I think that's it, fronting for emphasis: "It was Derbfhorgaill,
the daughter of the king of Norway, who loved...."
> "urscelaibh" is equivalent to "airscel" which DIL translates
> as "airscél, famous tale."
Your translation above is exact. What it implies, I think, is
something like "... who loved CC on account of (having heard)
tales of his exploits."
> <<Dolluid aniar i rricht dá géise
> 7 a hinailt co mbátar for Loch Cuan 7 rond óir eturru.>>
> She and her maidservant came from the west in the form of
> two swans until they were above Loch Cuan with a golden chain
> between them.
Ooops. I'm responsible for a genuine typo here. The text has
"anair" (= from the east), not "aniar" (= from the west). Sorry!
I took "for" (the forerunner of modern "ar") to mean "on, upon"

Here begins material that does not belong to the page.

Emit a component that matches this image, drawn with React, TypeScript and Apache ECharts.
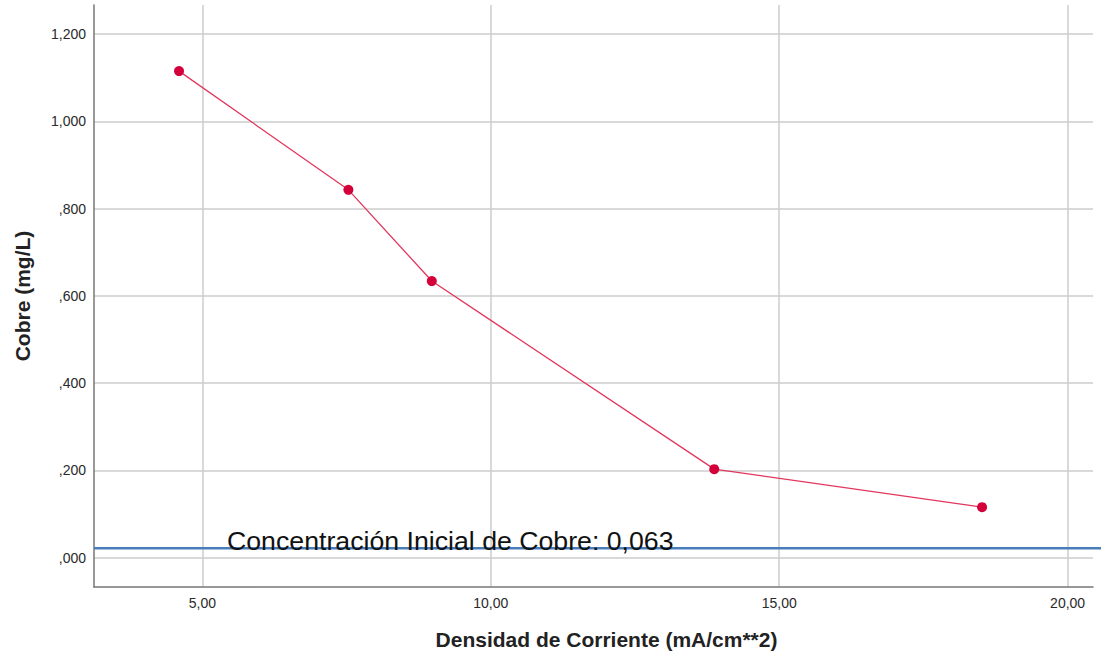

rather than "above" in this context; that is, the two swans were
swimming on the lake at that point rather than flying above it.
But I guess either interpretation is possible.
> <<Amal ro boí dano Cu Chulaind 7 Lugaid a dalta .i. mac
>> na Tri Find Emna laa and la toíb ind locha co n-accatar
>> na heonu.>>
> Likewise Cuchulainn and Lugaid his foster child, who was son
> of the three Fionns of Emna were also there one day by the side
> of the lake so that they saw the birds.
The use of "ama(i)l" here is worth considering. According to
similar examples in DIL (s.v. "amail", II.c) we should translate
this as "while, when, as": "While CC and L ... were beside the
lake one day they saw...."
But I can't help also comparing the syntax of Modern Irish "is
amhlaidh a bhí CC agus Lughaidh..." (= it is the way that CC and
L were... = it so happened that CC and L were...), which uses a
related reflex of "(s)amail".
Go raibh míle maith agat as ucht an aistriúcháin, Liz!